Reusing CompilerInstance (parsing separate expressions)

Hi. I'm using clang for my own programming language as a C header
importer. The problem is that C programmers tend to use preprocessor
for defining constants in their libraries instead of enums and in order
to import that information from C header I need to parse a macro
definition and see if it's a constant expression and can be evaluated
to something.

It's easy to accomplish it if the macro is something simple like:
  #define BYTE_MAX 0xFF

in that case I can simply take that single token and feed it to
NumericLiteralParser, but when it comes to bit masks and various
complex expressions like:
  #define BIT1 (1 << 0)
  #define BIT2 (1 << 1)
  #define BIT3 (1 << 2)

I need to use a complete parser here. So, I simply mocking up a
function with a single expression statement and then feed it to
ParseAST using previously created CompilerInstance. And using custom
ASTConsumer I find my expression and do Evaluate.

(And all that achieved using PPCallbacks of course).

It all works just fine, I tested it on SDL/SDL.h, which contains about
700 numeric definitions (including all these garbage like
HAVE_STDIO_H). And about 350 of them are complex (more than one token).

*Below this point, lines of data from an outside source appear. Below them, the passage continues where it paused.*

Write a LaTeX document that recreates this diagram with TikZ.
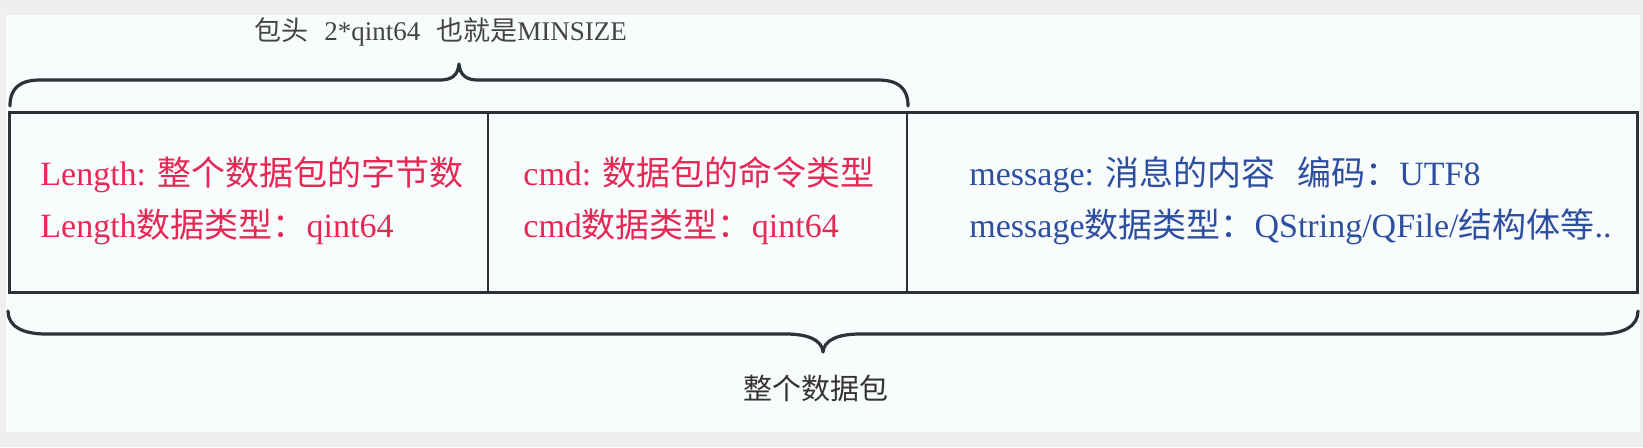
\documentclass[tikz,border=0pt]{standalone}
\usepackage{fontspec}
\setmainfont{Liberation Serif}
\newfontfamily\zh{Noto Sans CJK SC}
\definecolor{pagegray}{HTML}{EFEFEF}
\definecolor{paper}{HTML}{F8FCFD}
\definecolor{boxline}{HTML}{2A3437}
\definecolor{pktred}{HTML}{E62855}
\definecolor{pktblue}{HTML}{2E4FA0}
\definecolor{titlegray}{HTML}{444444}
\definecolor{labelgray}{HTML}{333333}
\begin{document}
\begin{tikzpicture}[x=0.5pt,y=-0.5pt,
  frame/.style={draw=boxline, line width=1.5pt},
  divider/.style={draw=boxline, line width=1.1pt},
  brace/.style={draw=boxline, line width=1.6pt, line cap=round, line join=round},
  celltext/.style={anchor=base west, inner sep=0pt, font=\fontsize{17}{20}\selectfont},
  redtxt/.style={celltext, text=pktred},
  bluetxt/.style={celltext, text=pktblue},
  titletxt/.style={anchor=base west, inner sep=0pt, text=titlegray, font=\fontsize{13.5}{16}\selectfont},
  labeltxt/.style={anchor=base, inner sep=0pt, text=labelgray, font=\fontsize{14.5}{17}\selectfont}]
\useasboundingbox (0,0) rectangle (1643,447);
\fill[pagegray] (0,0) rectangle (1643,447);
\fill[paper] (6,15) rectangle (1640,432);

% packet box
\draw[divider] (488,112) -- (488,292);
\draw[divider] (907,112) -- (907,292);
\draw[frame] (9,112) rectangle (1637,292);

% top brace
\coordinate (tbL) at (10,106);
\coordinate (tbR) at (908,106);
\coordinate (tbTip) at (459,64);
\draw[brace] (tbL) .. controls (10,88) and (20,80) .. (40,80) -- (440,80)
  .. controls (452,80) and (458,75) .. (tbTip)
  .. controls (460,75) and (466,80) .. (478,80) -- (878,80)
  .. controls (898,80) and (908,88) .. (tbR);

% bottom brace
\coordinate (bbL) at (8,311);
\coordinate (bbR) at (1638,311);
\coordinate (bbTip) at (823,352);
\draw[brace] (bbL) .. controls (8,326) and (22,334) .. (46,334) -- (786,334)
  .. controls (808,334) and (822,340) .. (bbTip)
  .. controls (824,340) and (838,334) .. (860,334) -- (1600,334)
  .. controls (1624,334) and (1638,326) .. (bbR);

% texts
\node[titletxt] (title) at (254,40) {{\zh 包头}\hspace{8pt}2*qint64\hspace{8pt}{\zh 也就是}MINSIZE};
\node[labeltxt] (whole) at (816,399) {\zh 整个数据包};

\node[redtxt] (len1) at (40,185) {Length: {\zh 整个数据包的字节数}};
\node[redtxt] (len2) at (40,237) {Length{\zh 数据类型：}qint64};
\node[redtxt] (cmd1) at (523,185) {cmd: {\zh 数据包的命令类型}};
\node[redtxt] (cmd2) at (523,237) {cmd{\zh 数据类型：}qint64};
\node[bluetxt] (msg1) at (969,185) {message: {\zh 消息的内容}\hspace{11pt}{\zh 编码：}UTF8};
\node[bluetxt] (msg2) at (969,237) {message{\zh 数据类型：}QString/QFile/{\zh 结构体等}..};
\end{tikzpicture}
\end{document}
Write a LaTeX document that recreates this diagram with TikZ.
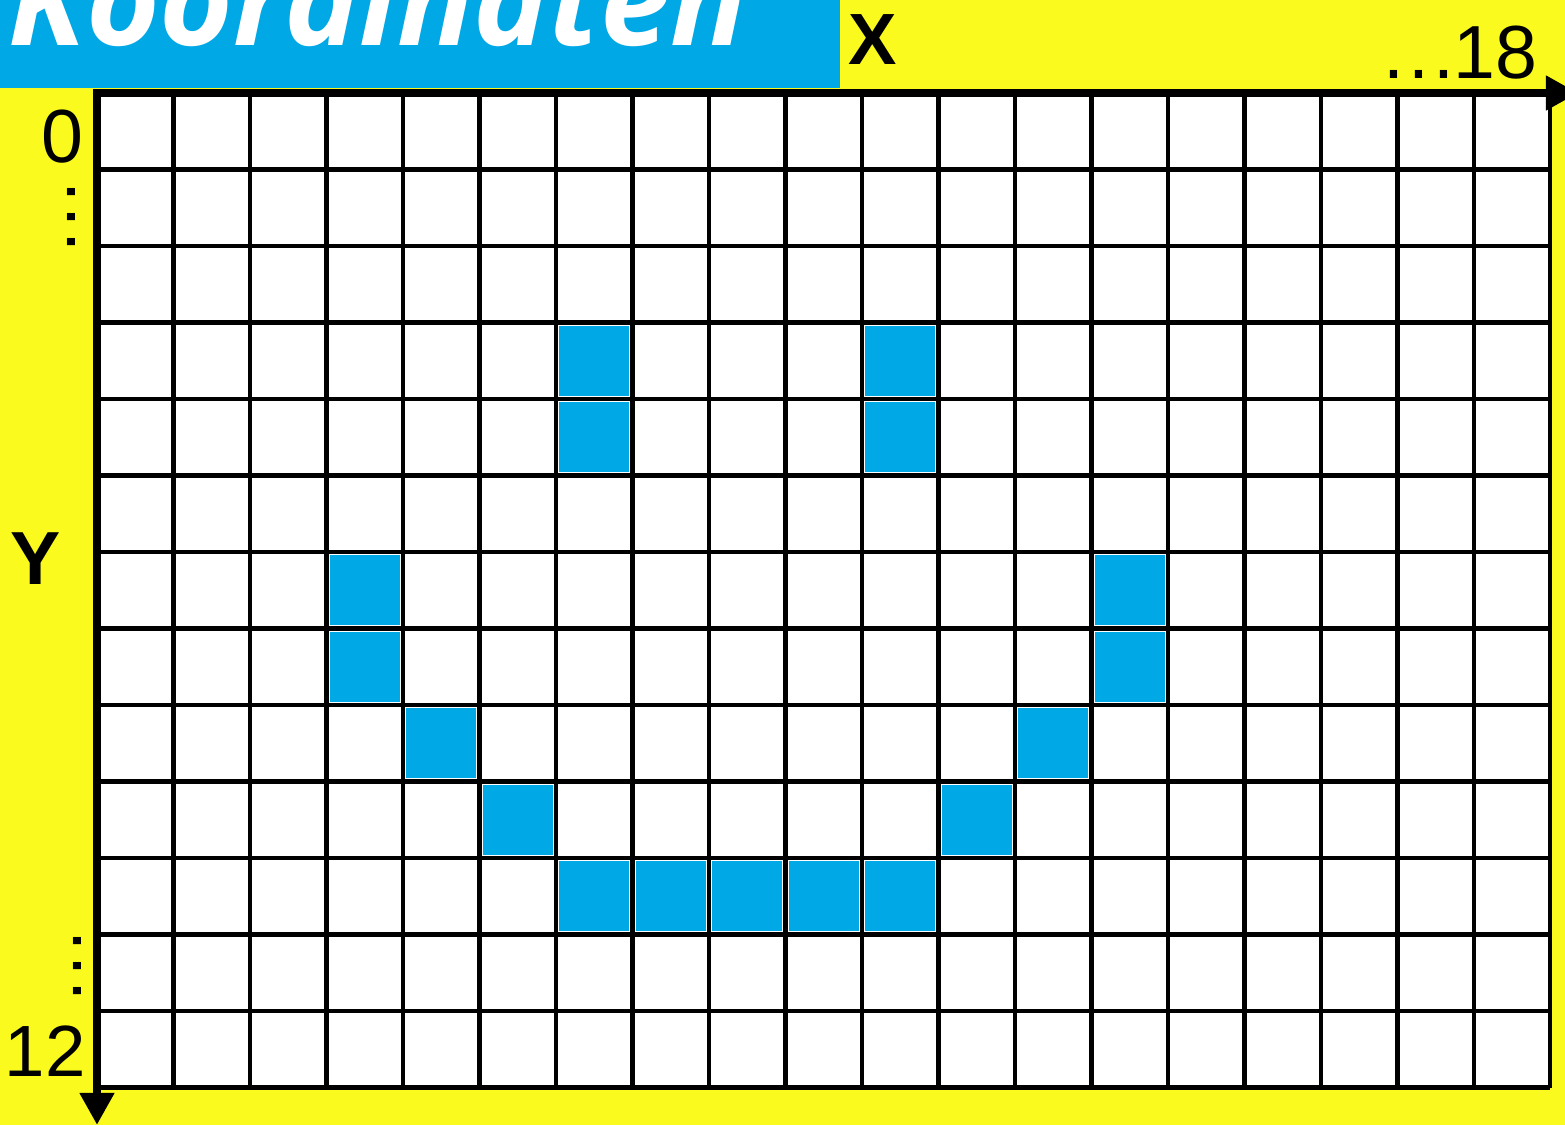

Anyways, the problem is that it is slow. Creating a new
CompilerInstance each time and parsing just a single expression is
inefficient I guess. It takes about 400ms for SDL/SDL.h (without such a
constant macro extractor it takes about 60ms for SDL/SDL.h and all its
declarations). Applying hack that checks out if macro contains a single
token and the token is tok::numeric_constant gives speed up to about
260ms for full SDL/SDL.h parsing.

The question is: is it possible to reuse CompilerInstance in that
scenario? Or maybe there is another good way to accomplish what I'm
trying to do?

That's how my MacroDefined hook looks like:

void MacroDefined(const Token &name, const MacroInfo *mi)
{
  // we support only zero arg macros, which are constant
  // definitions, most likely
  if (mi->getNumArgs() != 0)
    return;

  if (mi->tokens_empty())
    return;

  // for some reason mi->isBuiltinMacro() doesn't work
  if (strcmp("<built-in>", srcm->getPresumedLoc(mi->getDefinitionLoc()).getFilename()) == 0)
    return;

  if (mi->getNumTokens() == 1 && mi->tokens_begin()->getKind() == tok::numeric_constant) {
    // TODO: use NumericLiteralParser
    const Token *tok = mi->tokens_begin();
    llvm::StringRef nm = name.getIdentifierInfo()->getName();
    printf("const %.*s = %.*s;\n", nm.size(), nm.data(),
           tok->getLength(), tok->getLiteralData());
    return;
  }

  MacroInfo::tokens_iterator first, last;
  first = mi->tokens_begin();
  last = mi->tokens_end() - 1;

  SourceLocation beg = first->getLocation();
  SourceLocation end = last->getLocation();

  const char *s = srcm->getCharacterData(beg);
  const char *e = srcm->getCharacterData(end) + last->getLength();

  tunit.clear();
  cppsprintf(&tunit, "void foo() { %.*s; }\n", e-s, s);

  CompilerInstance ci;
  ci.getTargetOpts().Triple = llvm::sys::getHostTriple();
  ci.createDiagnostics(0, 0);
  ci.setTarget(TargetInfo::CreateTargetInfo(ci.getDiagnostics(),
              ci.getTargetOpts()));
  ci.getDiagnostics().setSuppressAllDiagnostics();

  ci.createFileManager();
  ci.createSourceManager(ci.getFileManager());
  ci.createPreprocessor();
  ci.createASTContext();

  llvm::MemoryBuffer *mb = llvm::MemoryBuffer::getMemBuffer(tunit, "macrodef.c");
  ci.getSourceManager().createMainFileIDForMemBuffer(mb);

  ConstantExprExtractor consumer;
  consumer.ctx = &ci.getASTContext();

  ParseAST(ci.getPreprocessor(), &consumer, ci.getASTContext());

  llvm::SmallVector<char, 128> tmp;
  // done, let's see what we got here
  APValue &v = consumer.er.Val;
  switch (v.getKind()) {
  case APValue::Int:
    v.getInt().toString(tmp);
    break;
  case APValue::Float:
    v.getFloat().toString(tmp);
    break;
  default:
    break;
  }

  if (!tmp.empty()) {
    llvm::StringRef nm = name.getIdentifierInfo()->getName();
    printf("const %.*s = %.*s;\n", nm.size(), nm.data(), tmp.size(), &tmp[0]);
  }
}